:: What to work on ::
In this exercise, print only the lines of the records below from the one with "Generate a component" through the one with "import * as", inclusive. Pictures are not part of the copy.

+===+

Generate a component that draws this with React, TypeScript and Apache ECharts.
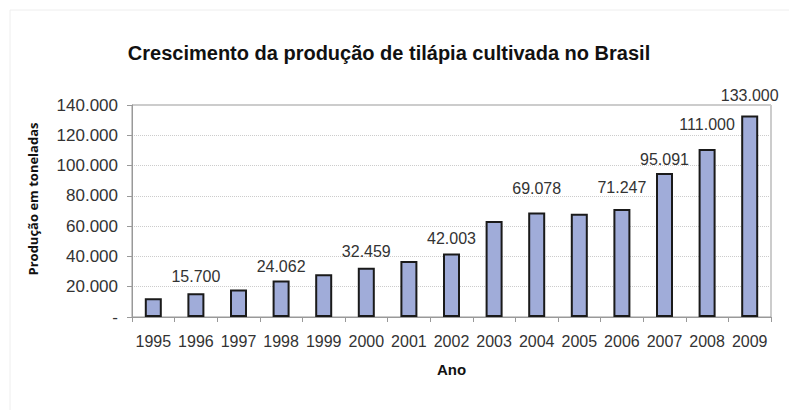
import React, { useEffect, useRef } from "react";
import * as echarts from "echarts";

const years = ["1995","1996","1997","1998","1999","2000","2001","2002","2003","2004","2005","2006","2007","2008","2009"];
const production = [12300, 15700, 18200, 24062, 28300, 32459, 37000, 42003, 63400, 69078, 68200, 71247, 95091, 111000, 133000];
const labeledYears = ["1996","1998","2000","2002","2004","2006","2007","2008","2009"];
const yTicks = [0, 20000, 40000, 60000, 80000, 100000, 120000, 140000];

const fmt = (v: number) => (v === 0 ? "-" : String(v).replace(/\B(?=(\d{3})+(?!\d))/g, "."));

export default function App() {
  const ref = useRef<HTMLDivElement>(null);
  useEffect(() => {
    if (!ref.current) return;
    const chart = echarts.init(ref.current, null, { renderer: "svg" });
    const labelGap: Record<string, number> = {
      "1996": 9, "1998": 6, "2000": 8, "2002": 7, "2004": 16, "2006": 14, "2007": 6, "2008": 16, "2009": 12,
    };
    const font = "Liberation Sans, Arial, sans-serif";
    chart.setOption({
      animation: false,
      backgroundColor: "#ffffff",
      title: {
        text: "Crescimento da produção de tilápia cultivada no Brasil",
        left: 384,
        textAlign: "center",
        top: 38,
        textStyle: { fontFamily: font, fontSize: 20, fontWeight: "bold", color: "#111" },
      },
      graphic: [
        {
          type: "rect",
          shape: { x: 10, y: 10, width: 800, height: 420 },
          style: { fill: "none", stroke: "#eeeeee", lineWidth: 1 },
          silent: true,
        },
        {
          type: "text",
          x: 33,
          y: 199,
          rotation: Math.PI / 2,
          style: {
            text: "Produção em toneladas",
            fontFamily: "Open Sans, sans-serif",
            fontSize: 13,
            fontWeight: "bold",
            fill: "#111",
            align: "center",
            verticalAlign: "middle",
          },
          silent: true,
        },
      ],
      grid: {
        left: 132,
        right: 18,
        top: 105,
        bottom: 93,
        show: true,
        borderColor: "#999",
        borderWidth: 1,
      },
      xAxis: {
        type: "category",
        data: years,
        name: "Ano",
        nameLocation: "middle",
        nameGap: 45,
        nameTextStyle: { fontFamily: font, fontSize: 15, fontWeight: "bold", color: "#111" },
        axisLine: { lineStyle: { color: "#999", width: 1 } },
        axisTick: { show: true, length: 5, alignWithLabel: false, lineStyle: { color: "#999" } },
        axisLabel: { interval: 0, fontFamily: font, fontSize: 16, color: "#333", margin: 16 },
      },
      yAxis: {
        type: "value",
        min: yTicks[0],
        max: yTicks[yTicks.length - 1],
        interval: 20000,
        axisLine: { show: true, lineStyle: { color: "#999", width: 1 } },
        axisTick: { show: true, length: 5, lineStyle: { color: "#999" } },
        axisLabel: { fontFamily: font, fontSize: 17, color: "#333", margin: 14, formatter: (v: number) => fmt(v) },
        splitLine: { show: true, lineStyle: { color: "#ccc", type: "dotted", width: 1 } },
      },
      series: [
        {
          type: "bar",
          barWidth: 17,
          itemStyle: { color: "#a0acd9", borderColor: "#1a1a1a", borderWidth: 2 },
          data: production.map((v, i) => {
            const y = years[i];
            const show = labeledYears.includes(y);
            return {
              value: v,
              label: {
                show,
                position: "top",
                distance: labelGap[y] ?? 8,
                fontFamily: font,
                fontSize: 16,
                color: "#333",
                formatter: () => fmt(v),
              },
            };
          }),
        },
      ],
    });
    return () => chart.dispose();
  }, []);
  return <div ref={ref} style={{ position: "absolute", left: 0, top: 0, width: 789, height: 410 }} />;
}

+===+

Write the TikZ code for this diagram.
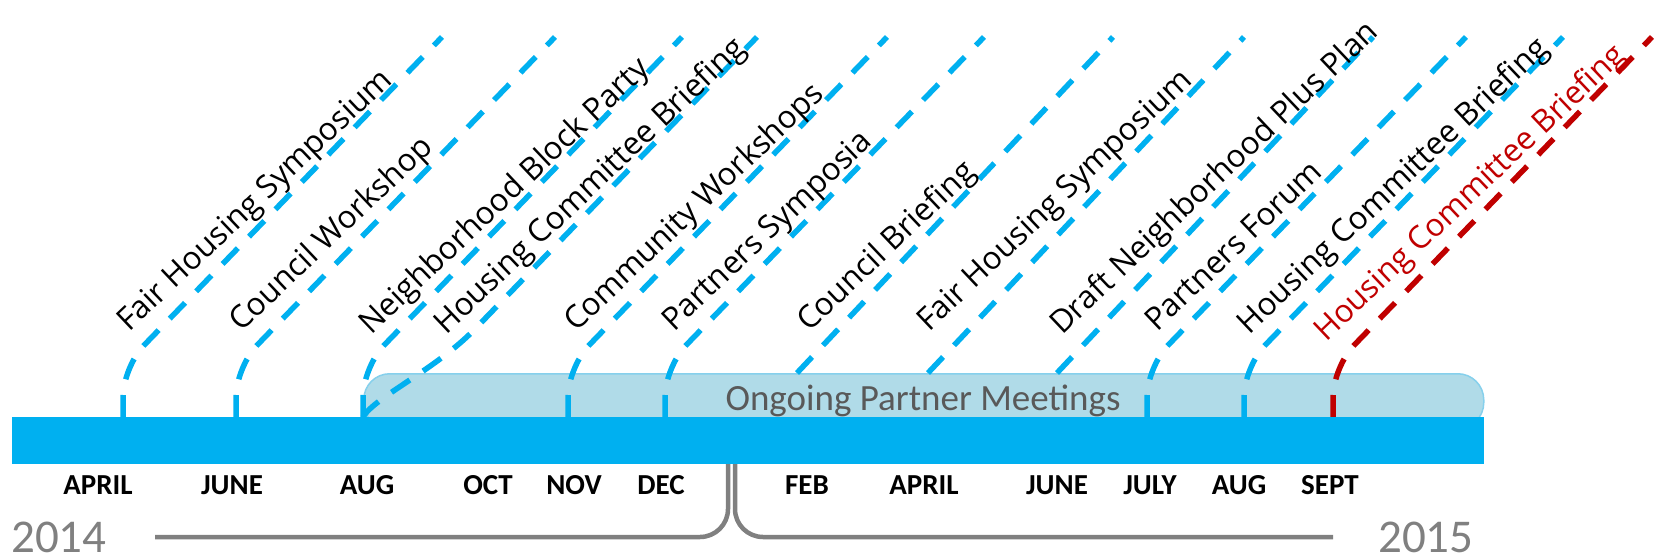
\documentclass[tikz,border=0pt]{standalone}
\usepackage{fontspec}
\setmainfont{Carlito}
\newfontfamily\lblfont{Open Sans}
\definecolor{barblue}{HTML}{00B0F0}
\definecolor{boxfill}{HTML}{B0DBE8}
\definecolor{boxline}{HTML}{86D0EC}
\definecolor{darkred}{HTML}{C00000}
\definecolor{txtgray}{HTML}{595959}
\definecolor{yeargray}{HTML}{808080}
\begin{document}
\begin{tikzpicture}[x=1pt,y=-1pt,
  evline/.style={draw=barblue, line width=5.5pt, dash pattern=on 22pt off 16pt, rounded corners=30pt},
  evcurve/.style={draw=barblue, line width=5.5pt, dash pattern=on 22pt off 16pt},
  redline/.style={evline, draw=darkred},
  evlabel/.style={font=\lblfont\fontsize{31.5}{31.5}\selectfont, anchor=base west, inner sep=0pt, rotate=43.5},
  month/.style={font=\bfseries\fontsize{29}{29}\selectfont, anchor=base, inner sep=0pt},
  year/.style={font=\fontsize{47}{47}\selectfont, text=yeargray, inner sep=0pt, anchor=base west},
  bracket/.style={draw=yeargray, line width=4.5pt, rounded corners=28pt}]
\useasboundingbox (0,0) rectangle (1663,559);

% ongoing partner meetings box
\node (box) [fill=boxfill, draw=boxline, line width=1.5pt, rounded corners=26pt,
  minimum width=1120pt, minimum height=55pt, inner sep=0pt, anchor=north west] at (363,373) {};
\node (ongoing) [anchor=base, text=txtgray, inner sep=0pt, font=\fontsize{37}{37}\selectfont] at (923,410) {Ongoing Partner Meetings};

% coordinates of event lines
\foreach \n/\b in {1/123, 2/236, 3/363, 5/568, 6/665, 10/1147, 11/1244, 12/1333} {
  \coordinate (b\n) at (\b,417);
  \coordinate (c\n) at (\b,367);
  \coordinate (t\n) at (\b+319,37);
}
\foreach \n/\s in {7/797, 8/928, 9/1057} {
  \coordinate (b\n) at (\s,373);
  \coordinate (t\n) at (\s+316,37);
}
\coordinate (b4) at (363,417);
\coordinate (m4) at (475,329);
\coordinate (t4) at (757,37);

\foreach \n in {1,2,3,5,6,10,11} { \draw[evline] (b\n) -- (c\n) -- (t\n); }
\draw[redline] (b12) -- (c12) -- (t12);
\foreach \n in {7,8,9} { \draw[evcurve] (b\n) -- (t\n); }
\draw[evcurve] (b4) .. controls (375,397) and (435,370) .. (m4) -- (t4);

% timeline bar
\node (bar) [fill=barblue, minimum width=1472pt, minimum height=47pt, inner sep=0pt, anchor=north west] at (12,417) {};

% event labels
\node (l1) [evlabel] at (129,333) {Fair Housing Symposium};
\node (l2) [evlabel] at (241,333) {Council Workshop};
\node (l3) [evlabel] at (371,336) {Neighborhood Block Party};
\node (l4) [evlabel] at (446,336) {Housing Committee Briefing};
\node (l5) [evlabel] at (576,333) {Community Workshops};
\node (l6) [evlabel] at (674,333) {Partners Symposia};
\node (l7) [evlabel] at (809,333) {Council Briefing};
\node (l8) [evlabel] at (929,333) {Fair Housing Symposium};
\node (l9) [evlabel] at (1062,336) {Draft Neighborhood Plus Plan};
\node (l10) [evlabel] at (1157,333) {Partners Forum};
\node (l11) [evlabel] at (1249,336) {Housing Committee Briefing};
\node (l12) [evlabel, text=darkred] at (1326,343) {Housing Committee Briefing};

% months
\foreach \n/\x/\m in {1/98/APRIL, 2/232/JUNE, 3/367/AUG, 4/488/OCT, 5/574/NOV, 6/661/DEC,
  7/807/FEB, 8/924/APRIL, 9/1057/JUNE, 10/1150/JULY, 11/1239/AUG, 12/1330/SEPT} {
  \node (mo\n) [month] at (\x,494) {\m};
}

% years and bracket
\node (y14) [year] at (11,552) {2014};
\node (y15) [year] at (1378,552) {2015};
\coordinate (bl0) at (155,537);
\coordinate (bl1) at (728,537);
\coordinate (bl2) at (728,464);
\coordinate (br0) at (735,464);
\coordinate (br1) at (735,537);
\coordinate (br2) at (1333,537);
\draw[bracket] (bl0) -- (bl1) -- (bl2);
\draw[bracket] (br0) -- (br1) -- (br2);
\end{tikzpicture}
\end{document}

+===+

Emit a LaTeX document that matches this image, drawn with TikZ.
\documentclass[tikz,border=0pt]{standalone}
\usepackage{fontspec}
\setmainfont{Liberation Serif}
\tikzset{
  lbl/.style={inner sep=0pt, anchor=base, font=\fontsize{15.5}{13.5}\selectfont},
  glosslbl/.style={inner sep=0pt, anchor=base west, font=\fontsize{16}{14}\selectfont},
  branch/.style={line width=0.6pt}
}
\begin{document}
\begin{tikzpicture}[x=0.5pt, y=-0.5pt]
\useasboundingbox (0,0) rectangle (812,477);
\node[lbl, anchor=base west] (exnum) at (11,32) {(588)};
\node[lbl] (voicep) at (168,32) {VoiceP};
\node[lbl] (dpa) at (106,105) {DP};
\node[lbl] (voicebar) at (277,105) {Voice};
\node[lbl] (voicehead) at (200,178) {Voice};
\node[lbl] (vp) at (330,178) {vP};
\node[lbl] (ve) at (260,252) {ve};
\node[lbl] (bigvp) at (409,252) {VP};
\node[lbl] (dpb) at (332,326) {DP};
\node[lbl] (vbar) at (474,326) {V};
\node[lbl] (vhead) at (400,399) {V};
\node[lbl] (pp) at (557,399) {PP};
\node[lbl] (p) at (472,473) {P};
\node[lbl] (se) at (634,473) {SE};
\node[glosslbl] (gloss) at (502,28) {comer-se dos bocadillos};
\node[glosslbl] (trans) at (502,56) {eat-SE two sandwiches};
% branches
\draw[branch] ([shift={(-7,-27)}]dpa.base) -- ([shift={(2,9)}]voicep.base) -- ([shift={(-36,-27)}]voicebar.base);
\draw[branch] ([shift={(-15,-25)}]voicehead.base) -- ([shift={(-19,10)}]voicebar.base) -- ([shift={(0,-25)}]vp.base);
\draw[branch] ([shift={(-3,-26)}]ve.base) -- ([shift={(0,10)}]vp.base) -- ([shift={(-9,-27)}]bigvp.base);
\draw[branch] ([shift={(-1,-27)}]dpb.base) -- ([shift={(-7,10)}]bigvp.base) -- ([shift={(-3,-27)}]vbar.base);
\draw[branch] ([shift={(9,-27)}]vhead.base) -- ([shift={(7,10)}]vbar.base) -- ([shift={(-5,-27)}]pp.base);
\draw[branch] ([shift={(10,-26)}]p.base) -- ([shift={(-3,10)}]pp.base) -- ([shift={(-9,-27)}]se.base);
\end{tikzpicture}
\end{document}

+===+

:: Task output ::
Generate a component that draws this with React, TypeScript and Apache ECharts.
import React, { useEffect, useRef } from "react";
import * as echarts from "echarts";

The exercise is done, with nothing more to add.